Republicans were jubilant Wednesday thanks to Karen Handel's win in the intensely watched Georgia congressional special election, as well as Ralph Norman's victory in a South Carolina special election.

Georgia was the big prize. Democrats had banked heavily on Jon Ossoff to give them momentum, to plant doubts in vulnerable Republicans about their re-election prospects next year _ and therefore work on a bipartisan basis to keep the government running. Trump's approval numbers have hovered around 36 percent, and 23 GOP congressmen are running in districts Trump lost last year. Democrats need net gains of three seats to control the Senate and 24 seats to win a House majority next year.

While Handel's victory came in a district that's elected Republicans to Congress since the 1970s, it reshaped Republican thinking in two ways, and neither is likely to make the already convoluted budget process easier.

"It's good news, but that's what we should be doing anyway," Rep. Dave Brat, R-Va., a member of the conservative House Freedom Caucus said of pushing through GOP legislation without Democratic help. "We ran on a platform so we need to get moving on that."

Part of that platform involves overhauling the nation's tax system, and Republicans were newly confident Wednesday that could happen. Republicans are planning on using a procedural maneuver that would allow them to pass a tax package in the Senate that would prevent Democrats from blocking it.

But the maneuver, called reconciliation, can't be utilized unless the House and Senate pass that budget outline.

On the morning after Handel's victory, House Republicans met behind closed doors and considered several budget options. They plan to meet again Friday.

Several options were offered. "So what we're trying to do is figure out how can we in this constrained budget process get our appropriations worked on and have the House go forward," said House Speaker Paul Ryan, R-Wis.

There is talk that Congress could agree to a stopgap spending plan to keep the government running this spring while lawmakers negotiate spending plans, but that would infuriate conservatives aligned with Trump and the budget he proposed last month. That budget has deep domestic spending cuts and a big boost in defense money.

The party is already under pressure from die-hard conservatives. They're still upset after being perceived as acquiescing to Democrats in approving a budget last month for the rest of this fiscal year that largely kept spending at 2016 levels.
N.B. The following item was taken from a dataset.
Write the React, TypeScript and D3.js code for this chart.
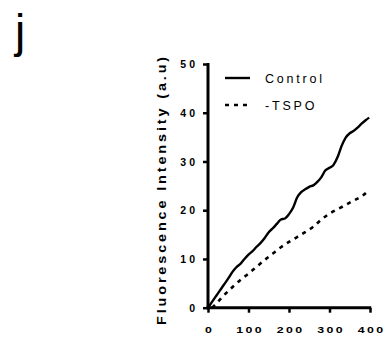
import { useEffect, useRef } from 'react'
import * as d3 from 'd3'

// Control series (time, intensity)
const controlTime = [0, 10, 20, 30, 40, 50, 60, 70, 80, 90, 100, 110, 120, 130, 140, 150, 160, 170, 180, 190, 200, 210, 220, 230, 240, 250, 260, 270, 280, 290, 300, 310, 320, 330, 340, 350, 360, 370, 380, 390, 398]
const controlValues = [0, 1.2, 2.4, 3.6, 4.8, 6, 7.3, 8.3, 9, 10, 10.9, 11.6, 12.5, 13.3, 14.3, 15.5, 16.3, 17.2, 18.1, 18.3, 19.2, 20.5, 22.6, 23.7, 24.3, 24.8, 25.1, 25.8, 26.8, 28.2, 28.7, 29.3, 30.9, 33.2, 34.9, 35.8, 36.3, 37, 37.8, 38.5, 39]

// -TSPO series
const tspoTime = [10, 20, 40, 60, 80, 100, 120, 140, 160, 180, 200, 220, 240, 260, 280, 300, 320, 340, 360, 380, 396]
const tspoValues = [0, 0.8, 2.6, 4.2, 5.7, 7.0, 8.4, 9.8, 11.1, 12.4, 13.5, 14.5, 15.5, 16.6, 18.1, 19.3, 20.2, 21.1, 22.0, 22.9, 24.0]

const xTicks = [0, 100, 200, 300, 400]
const yTicks = [0, 10, 20, 30, 40, 50]
const seriesNames = ['Control', '-TSPO']

const W = 389
const H = 345
const font = '"Liberation Sans", Arial, sans-serif'

export default function App() {
  const svgRef = useRef<SVGSVGElement>(null)

  useEffect(() => {
    const svg = d3.select(svgRef.current)
    svg.selectAll('*').remove()

    const x = d3.scaleLinear().domain([0, 400]).range([208, 370])
    const y = d3.scaleLinear().domain([0, 50]).range([307.7, 64])

    // panel letter
    svg.append('text')
      .attr('x', 15)
      .attr('y', 47)
      .style('font-family', font)
      .style('font-size', '46px')
      .attr('fill', '#000')
      .text('j')

    // axes
    const yAxis = d3.axisLeft(y).tickValues(yTicks).tickSize(5).tickSizeOuter(0).tickFormat(d3.format('d'))
    const gy = svg.append('g').attr('transform', `translate(${x(0)},0)`).call(yAxis)
    gy.select('.domain').attr('stroke', '#000').attr('stroke-width', 3)
      .attr('d', `M0,${y(50) - 1}V${y(0) + 1.5}`)
    gy.selectAll('.tick line').attr('stroke', '#000').attr('stroke-width', 2.5)
    gy.selectAll('.tick text')
      .attr('x', -10)
      .attr('dy', '0.35em')
      .style('font-family', font)
      .style('font-size', '10.5px')
      .style('font-weight', 'bold')
      .style('letter-spacing', '3px')
      .attr('fill', '#000')

    const xAxis = d3.axisBottom(x).tickValues(xTicks).tickSize(5).tickSizeOuter(0).tickFormat(d3.format('d'))
    const gx = svg.append('g').attr('transform', `translate(0,${y(0)})`).call(xAxis)
    gx.select('.domain').attr('stroke', '#000').attr('stroke-width', 3)
      .attr('d', `M${x(0) - 1.5},0H${x(400) + 1.2}`)
    gx.selectAll('.tick line').attr('stroke', '#000').attr('stroke-width', 2.5)
    gx.selectAll('.tick text')
      .attr('y', 0)
      .attr('dy', 0)
      .attr('dx', '0.9px')
      .attr('transform', 'translate(0,25) scale(1.3,1)')
      .style('font-family', font)
      .style('font-size', '9.5px')
      .style('font-weight', 'bold')
      .style('letter-spacing', '1.8px')
      .attr('fill', '#000')

    // y axis title (glyphs stretched along the text, as in the figure)
    svg.append('text')
      .attr('transform', `translate(166,${(324 + 55) / 2}) rotate(-90) scale(1.2,1)`)
      .attr('text-anchor', 'middle')
      .style('font-family', font)
      .style('font-size', '12px')
      .style('font-weight', 'bold')
      .style('letter-spacing', '2.4px')
      .attr('fill', '#000')
      .text('Fluorescence Intensity (a.u)')

    const line = d3.line<[number, number]>()
      .x(d => x(d[0]))
      .y(d => y(d[1]))
      .curve(d3.curveMonotoneX)

    const control = controlTime.map((t, i) => [t, controlValues[i]] as [number, number])
    const tspo = tspoTime.map((t, i) => [t, tspoValues[i]] as [number, number])

    svg.append('path')
      .datum(control)
      .attr('fill', 'none')
      .attr('stroke', '#000')
      .attr('stroke-width', 2.4)
      .attr('d', line)

    svg.append('path')
      .datum(tspo)
      .attr('fill', 'none')
      .attr('stroke', '#000')
      .attr('stroke-width', 2.6)
      .attr('stroke-dasharray', '4,5')
      .attr('d', line)

    // legend
    const legend = svg.append('g')
    seriesNames.forEach((name, i) => {
      const ly = 78 + i * 27
      legend.append('line')
        .attr('x1', 225).attr('x2', 250)
        .attr('y1', ly).attr('y2', ly)
        .attr('stroke', '#000')
        .attr('stroke-width', i === 0 ? 2.4 : 2.6)
        .attr('stroke-dasharray', i === 0 ? null : '4,5')
      legend.append('text')
        .attr('x', 265)
        .attr('y', ly)
        .attr('dy', '0.36em')
        .style('font-family', font)
        .style('font-size', '12.5px')
        .style('letter-spacing', '2.8px')
        .attr('fill', '#000')
        .text(name)
    })
  }, [])

  return (
    <svg
      ref={svgRef}
      width={W}
      height={H}
      style={{ position: 'absolute', left: 0, top: 0, background: '#fff' }}
    />
  )
}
Military hawks such as Sen. John McCain, R-Ariz., and House Armed Services Committee Chair Mac Thornberry, R-Texas, want more money for defense, beyond the $54 billion proposed in Trump's 2018 budget.

Deficit hawks are howling that additional defense funding can't occur without those additional domestic cuts. But several moderate Republicans _ and a few conservatives _ complained when Trump's budget proposal included steep cuts in agencies and programs such as the National Institutes of Health, the Supplemental Nutrition Assistance Program and the State Department.

Spending is supposed to be contained in a dozen different bills, each dealing with a different subject. In search of consensus, Republicans are pitching different paths to a budget. Rep, Tom Graves, R-Ga., a House Appropriations Committee member, has suggested that the House pass one big spending bill laden with GOP priorities, which would likely fail in the Senate.

Rep. Charlie Dent, R-Pa., recommended that Congress pass a bipartisan budget agreement before August similar to previous ones crafted by Ryan and Sen. Patty Murray, D-Wash., in 2013 and former House Speaker John Boehner, R-Ohio, and Senate Majority Leader Mitch McConnell, R-Ky., in 2015.

"It's either going to end in a yearlong continuing resolution or a bipartisan omnibus at the end of the year," Dent said after pitching the idea to fellow Republicans. "It doesn't matter what anybody says, that's how it's going to end. Get the budget agreement now, put the debt ceiling in it, call it a day."

But several fiscal lawmakers, buoyed by Tuesday's success, signaled that they won't sign off on a budget plan until they see all the details.

"They might pass it out of committee, but there aren't 218 votes on the budget today," said Rep. Mark Meadows, a North Carolina Republican and the Freedom Caucus chairman. "We don't have an agreement yet."